* DATA EXTRACT
__________
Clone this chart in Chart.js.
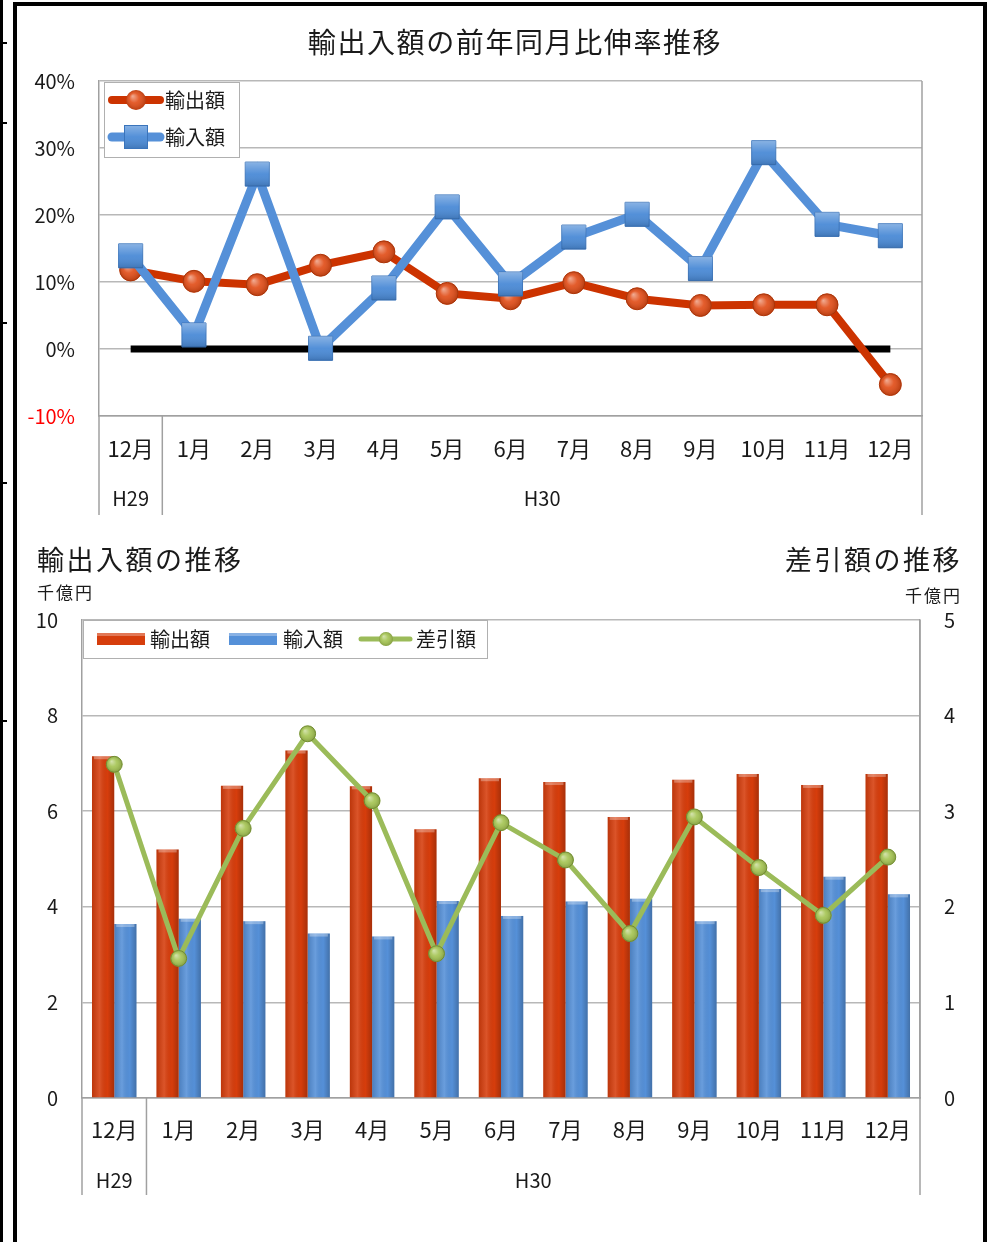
<!DOCTYPE html>
<html>
<head>
<meta charset="utf-8">
<script src="https://cdn.jsdelivr.net/npm/chart.js@4.4.1/dist/chart.umd.min.js"></script>
<style>
body{margin:0;background:#fff;width:993px;height:1242px;position:relative;overflow:hidden}
canvas{position:absolute;left:0}
#growthChart{top:0}
#amountChart{top:520px}
.bar{position:absolute;background:#000}
</style>
</head>
<body>
<canvas id="growthChart" width="993" height="520"></canvas>
<canvas id="amountChart" width="993" height="722"></canvas>

<div class="bar" style="left:0;top:0;width:3px;height:1242px"></div>
<div class="bar" style="left:0;top:42px;width:7px;height:2px"></div>
<div class="bar" style="left:0;top:122px;width:7px;height:2px"></div>
<div class="bar" style="left:0;top:322px;width:7px;height:2px"></div>
<div class="bar" style="left:0;top:482px;width:7px;height:2px"></div>
<div class="bar" style="left:0;top:720px;width:7px;height:2px"></div>
<div class="bar" style="left:13px;top:2px;width:4px;height:1240px"></div>
<div class="bar" style="left:13px;top:2px;width:974px;height:4px"></div>
<div class="bar" style="left:983px;top:2px;width:4px;height:1240px"></div>

<script>
// data
var months = ['12月','1月','2月','3月','4月','5月','6月','7月','8月','9月','10月','11月','12月'];
var groupLabels = ['H29','H30'];
var groupStarts = [0, 1];
var groupEnds = [0, 12];

// 前年同月比伸率 (%)
var exportGrowth = [11.8, 10.1, 9.6, 12.5, 14.5, 8.3, 7.5, 9.9, 7.5, 6.5, 6.6, 6.6, -5.3];
var importGrowth = [13.9, 2.1, 26.1, 0.1, 9.1, 21.2, 9.7, 16.7, 20.1, 12.0, 29.3, 18.6, 16.9];
var zeroLine = [0, 0, 0, 0, 0, 0, 0, 0, 0, 0, 0, 0, 0];

// 千億円
var exportAmount = [7.15, 5.20, 6.53, 7.27, 6.52, 5.62, 6.69, 6.61, 5.88, 6.66, 6.78, 6.55, 6.78];
var importAmount = [3.64, 3.75, 3.70, 3.44, 3.38, 4.12, 3.81, 4.11, 4.17, 3.70, 4.37, 4.63, 4.26];
var balanceAmount = [3.49, 1.46, 2.82, 3.81, 3.11, 1.51, 2.88, 2.49, 1.72, 2.94, 2.41, 1.91, 2.52];

var F = '"Noto Sans CJK JP", "Noto Sans", sans-serif';
Chart.defaults.font.family = F;
Chart.defaults.color = '#1a1a1a';

var RED = '#d63d0c', RED_LINE = '#cc3300', BLUE = '#5590d8', GREEN = '#9bbb59';

function seg(ctx, x1, y1, x2, y2){
	ctx.beginPath(); ctx.moveTo(x1, y1); ctx.lineTo(x2, y2); ctx.stroke();
}

// glossy look on circles, squares and bars, drawn right after each dataset
function shineCircle(ctx, x, y, r){
	var g = ctx.createRadialGradient(x - r * 0.35, y - r * 0.4, 0, x, y, r);
	g.addColorStop(0, 'rgba(255,255,255,0.55)');
	g.addColorStop(0.5, 'rgba(255,255,255,0.1)');
	g.addColorStop(1, 'rgba(0,0,0,0.18)');
	ctx.fillStyle = g;
	ctx.beginPath(); ctx.arc(x, y, r, 0, Math.PI * 2); ctx.fill();
}
function shineSquare(ctx, x, y, h){
	var g = ctx.createLinearGradient(x, y - h, x, y + h);
	g.addColorStop(0, 'rgba(255,255,255,0.35)');
	g.addColorStop(0.5, 'rgba(255,255,255,0.05)');
	g.addColorStop(1, 'rgba(0,0,0,0.15)');
	ctx.fillStyle = g;
	ctx.fillRect(x - h, y - h, 2 * h, 2 * h);
}
var shine = {
	id: 'shine',
	afterDatasetDraw: function(chart, args){
		var ctx = chart.ctx, meta = args.meta, ds = chart.data.datasets[args.index];
		ctx.save();
		meta.data.forEach(function(el){
			if (meta.type === 'bar') {
				var left = el.x - el.width / 2, w = el.width;
				var g = ctx.createLinearGradient(left, 0, left + w, 0);
				g.addColorStop(0, 'rgba(0,0,0,0.12)');
				g.addColorStop(0.35, 'rgba(255,255,255,0.12)');
				g.addColorStop(0.7, 'rgba(0,0,0,0)');
				g.addColorStop(1, 'rgba(0,0,0,0.22)');
				ctx.fillStyle = g;
				ctx.fillRect(left, el.y, w, el.base - el.y);
				ctx.fillStyle = 'rgba(255,255,255,0.3)';
				ctx.fillRect(left + 2, el.y, w - 4, 3);
			} else if (ds.pointRadius > 0) {
				if (ds.pointStyle === 'rect') shineSquare(ctx, el.x, el.y, ds.pointRadius * Math.SQRT1_2);
				else shineCircle(ctx, el.x, el.y, ds.pointRadius);
			}
		});
		ctx.restore();
	}
};

function groupDecor(chart, axisBottomEnd, groupY){
	var ctx = chart.ctx, a = chart.chartArea, x = chart.scales.x;
	ctx.strokeStyle = '#a0a0a0';
	ctx.lineWidth = 1.5;
	seg(ctx, a.left, a.bottom, a.left, axisBottomEnd);
	seg(ctx, a.right, a.top, a.right, axisBottomEnd);
	for (var i = 1; i < groupStarts.length; i++) {
		var xs = (x.getPixelForValue(groupStarts[i] - 1) + x.getPixelForValue(groupStarts[i])) / 2;
		seg(ctx, xs, a.bottom, xs, axisBottomEnd);
	}
	ctx.fillStyle = '#1a1a1a';
	ctx.font = '20px ' + F;
	ctx.textAlign = 'center';
	ctx.textBaseline = 'middle';
	for (var j = 0; j < groupLabels.length; j++) {
		var cx = (x.getPixelForValue(groupStarts[j]) + x.getPixelForValue(groupEnds[j])) / 2;
		ctx.fillText(groupLabels[j], cx, groupY);
	}
}

var growthDecor = {
	id: 'growthDecor',
	afterDraw: function(chart){
		var ctx = chart.ctx;
		ctx.save();
		groupDecor(chart, 515, 498);

		ctx.font = '28px ' + F;
		ctx.letterSpacing = '1.6px';
		ctx.textAlign = 'center';
		ctx.fillText('輸出入額の前年同月比伸率推移', 515, 42);
		ctx.letterSpacing = '0px';

		// legend
		ctx.fillStyle = '#fff';
		ctx.fillRect(104, 82, 135, 75);
		ctx.strokeStyle = '#b0b0b0';
		ctx.lineWidth = 1;
		ctx.strokeRect(104.5, 82.5, 135, 75);

		ctx.lineCap = 'round';
		ctx.strokeStyle = RED_LINE; ctx.lineWidth = 8;
		seg(ctx, 112, 100, 160, 100);
		ctx.fillStyle = '#e04a14';
		ctx.beginPath(); ctx.arc(136, 100, 10, 0, Math.PI * 2); ctx.fill();
		shineCircle(ctx, 136, 100, 10);

		ctx.strokeStyle = BLUE; ctx.lineWidth = 9;
		seg(ctx, 112, 137, 160, 137);
		ctx.fillStyle = '#4a8ad6';
		ctx.fillRect(124, 125, 24, 24);
		shineSquare(ctx, 136, 137, 12);
		ctx.strokeStyle = '#3a74bb'; ctx.lineWidth = 1;
		ctx.strokeRect(124.5, 125.5, 23, 23);

		ctx.fillStyle = '#1a1a1a';
		ctx.font = '20px ' + F;
		ctx.textAlign = 'left';
		ctx.fillText('輸出額', 165, 100);
		ctx.fillText('輸入額', 165, 137);
		ctx.restore();
	}
};

new Chart(document.getElementById('growthChart'), {
	type: 'line',
	data: {
		labels: months,
		datasets: [
			{
				label: '輸入額',
				data: importGrowth,
				borderColor: BLUE,
				borderWidth: 9,
				pointStyle: 'rect',
				pointRadius: 17,
				pointBackgroundColor: '#4a8ad6',
				pointBorderColor: '#3a74bb',
				pointBorderWidth: 1,
				order: 1
			},
			{
				label: '輸出額',
				data: exportGrowth,
				borderColor: RED_LINE,
				borderWidth: 8,
				pointStyle: 'circle',
				pointRadius: 11,
				pointBackgroundColor: '#e04a14',
				pointBorderColor: '#c03a08',
				pointBorderWidth: 1,
				order: 2
			},
			{
				label: '0',
				data: zeroLine,
				borderColor: '#000',
				borderWidth: 7,
				pointRadius: 0,
				order: 3
			}
		]
	},
	options: {
		responsive: false,
		animation: false,
		devicePixelRatio: 1,
		layout: {autoPadding: false, padding: {top: 81, right: 71, left: 0, bottom: 0}},
		plugins: {legend: {display: false}, tooltip: {enabled: false}},
		elements: {line: {tension: 0}},
		scales: {
			x: {
				offset: true,
				grid: {display: false},
				border: {color: '#a0a0a0', width: 1.5},
				ticks: {font: {size: 22}, padding: 11, maxRotation: 0, autoSkip: false},
				afterFit: function(s){ s.height = 104; }
			},
			y: {
				min: -10, max: 40,
				ticks: {
					stepSize: 10, font: {size: 20}, padding: 24,
					callback: function(v){ return v + '%'; },
					color: function(c){ return c.tick.value < 0 ? '#ff0000' : '#1a1a1a'; }
				},
				grid: {color: '#b8b8b8', lineWidth: 1.5, drawTicks: false},
				border: {color: '#a0a0a0', width: 1.5},
				afterFit: function(s){ s.width = 99; }
			}
		}
	},
	plugins: [shine, growthDecor]
});

var amountDecor = {
	id: 'amountDecor',
	afterDraw: function(chart){
		var ctx = chart.ctx;
		ctx.save();
		groupDecor(chart, 675, 660);

		ctx.fillStyle = '#1a1a1a';
		ctx.textBaseline = 'middle';
		ctx.font = '27px ' + F;
		ctx.letterSpacing = '2.5px';
		ctx.textAlign = 'left';
		ctx.fillText('輸出入額の推移', 37, 40);
		ctx.textAlign = 'right';
		ctx.fillText('差引額の推移', 962, 40);
		ctx.font = '17px ' + F;
		ctx.letterSpacing = '2px';
		ctx.textAlign = 'left';
		ctx.fillText('千億円', 37, 73);
		ctx.textAlign = 'right';
		ctx.fillText('千億円', 962, 76);
		ctx.letterSpacing = '0px';

		// legend
		ctx.fillStyle = '#fff';
		ctx.fillRect(83, 100, 404, 38);
		ctx.strokeStyle = '#b0b0b0'; ctx.lineWidth = 1;
		ctx.strokeRect(83.5, 100.5, 404, 38);

		ctx.fillStyle = RED;
		ctx.fillRect(97, 113, 48, 12);
		ctx.fillStyle = BLUE;
		ctx.fillRect(229, 113, 48, 12);
		ctx.fillStyle = 'rgba(255,255,255,0.3)';
		ctx.fillRect(97, 113, 48, 3);
		ctx.fillRect(229, 113, 48, 3);
		ctx.strokeStyle = GREEN; ctx.lineWidth = 5; ctx.lineCap = 'round';
		seg(ctx, 361, 119, 410, 119);
		ctx.fillStyle = '#a3c350';
		ctx.beginPath(); ctx.arc(386, 119, 7, 0, Math.PI * 2); ctx.fill();
		shineCircle(ctx, 386, 119, 7);

		ctx.fillStyle = '#1a1a1a';
		ctx.font = '20px ' + F;
		ctx.textAlign = 'left';
		ctx.fillText('輸出額', 150, 119);
		ctx.fillText('輸入額', 283, 119);
		ctx.fillText('差引額', 416, 119);
		ctx.restore();
	}
};

new Chart(document.getElementById('amountChart'), {
	type: 'bar',
	data: {
		labels: months,
		datasets: [
			{
				type: 'line',
				label: '差引額',
				data: balanceAmount,
				yAxisID: 'y1',
				borderColor: GREEN,
				borderWidth: 5,
				tension: 0,
				pointRadius: 8,
				pointBackgroundColor: '#a3c350',
				pointBorderColor: '#7d9b36',
				pointBorderWidth: 1,
				order: 1
			},
			{
				label: '輸出額',
				data: exportAmount,
				yAxisID: 'y',
				backgroundColor: RED,
				categoryPercentage: 0.69,
				barPercentage: 1.0,
				order: 2
			},
			{
				label: '輸入額',
				data: importAmount,
				yAxisID: 'y',
				backgroundColor: BLUE,
				categoryPercentage: 0.69,
				barPercentage: 1.0,
				order: 2
			}
		]
	},
	options: {
		responsive: false,
		animation: false,
		devicePixelRatio: 1,
		layout: {autoPadding: false, padding: {top: 100, right: 0, left: 0, bottom: 0}},
		plugins: {legend: {display: false}, tooltip: {enabled: false}},
		scales: {
			x: {
				grid: {display: false},
				border: {color: '#a0a0a0', width: 1.5},
				ticks: {font: {size: 22}, padding: 10, maxRotation: 0, autoSkip: false},
				afterFit: function(s){ s.height = 144; }
			},
			y: {
				position: 'left',
				min: 0, max: 10,
				ticks: {stepSize: 2, font: {size: 20}, padding: 24},
				grid: {color: '#b8b8b8', lineWidth: 1.5, drawTicks: false},
				border: {color: '#a0a0a0', width: 1.5},
				afterFit: function(s){ s.width = 82; }
			},
			y1: {
				position: 'right',
				min: 0, max: 5,
				ticks: {stepSize: 1, font: {size: 20}, padding: 24},
				grid: {display: false, drawTicks: false},
				border: {color: '#a0a0a0', width: 1.5},
				afterFit: function(s){ s.width = 73; }
			}
		}
	},
	plugins: [shine, amountDecor]
});
</script>
</body>
</html>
__________
Write out again exactly the lines from the start of the data above through the line containing "0, 0, 0, 0, 0];", inclusive, excluding any pictures.

Clone this chart in Chart.js.
<!DOCTYPE html>
<html>
<head>
<meta charset="utf-8">
<script src="https://cdn.jsdelivr.net/npm/chart.js@4.4.1/dist/chart.umd.min.js"></script>
<style>
body{margin:0;background:#fff;width:993px;height:1242px;position:relative;overflow:hidden}
canvas{position:absolute;left:0}
#growthChart{top:0}
#amountChart{top:520px}
.bar{position:absolute;background:#000}
</style>
</head>
<body>
<canvas id="growthChart" width="993" height="520"></canvas>
<canvas id="amountChart" width="993" height="722"></canvas>

<div class="bar" style="left:0;top:0;width:3px;height:1242px"></div>
<div class="bar" style="left:0;top:42px;width:7px;height:2px"></div>
<div class="bar" style="left:0;top:122px;width:7px;height:2px"></div>
<div class="bar" style="left:0;top:322px;width:7px;height:2px"></div>
<div class="bar" style="left:0;top:482px;width:7px;height:2px"></div>
<div class="bar" style="left:0;top:720px;width:7px;height:2px"></div>
<div class="bar" style="left:13px;top:2px;width:4px;height:1240px"></div>
<div class="bar" style="left:13px;top:2px;width:974px;height:4px"></div>
<div class="bar" style="left:983px;top:2px;width:4px;height:1240px"></div>

<script>
// data
var months = ['12月','1月','2月','3月','4月','5月','6月','7月','8月','9月','10月','11月','12月'];
var groupLabels = ['H29','H30'];
var groupStarts = [0, 1];
var groupEnds = [0, 12];

// 前年同月比伸率 (%)
var exportGrowth = [11.8, 10.1, 9.6, 12.5, 14.5, 8.3, 7.5, 9.9, 7.5, 6.5, 6.6, 6.6, -5.3];
var importGrowth = [13.9, 2.1, 26.1, 0.1, 9.1, 21.2, 9.7, 16.7, 20.1, 12.0, 29.3, 18.6, 16.9];
var zeroLine = [0, 0, 0, 0, 0, 0, 0, 0, 0, 0, 0, 0, 0];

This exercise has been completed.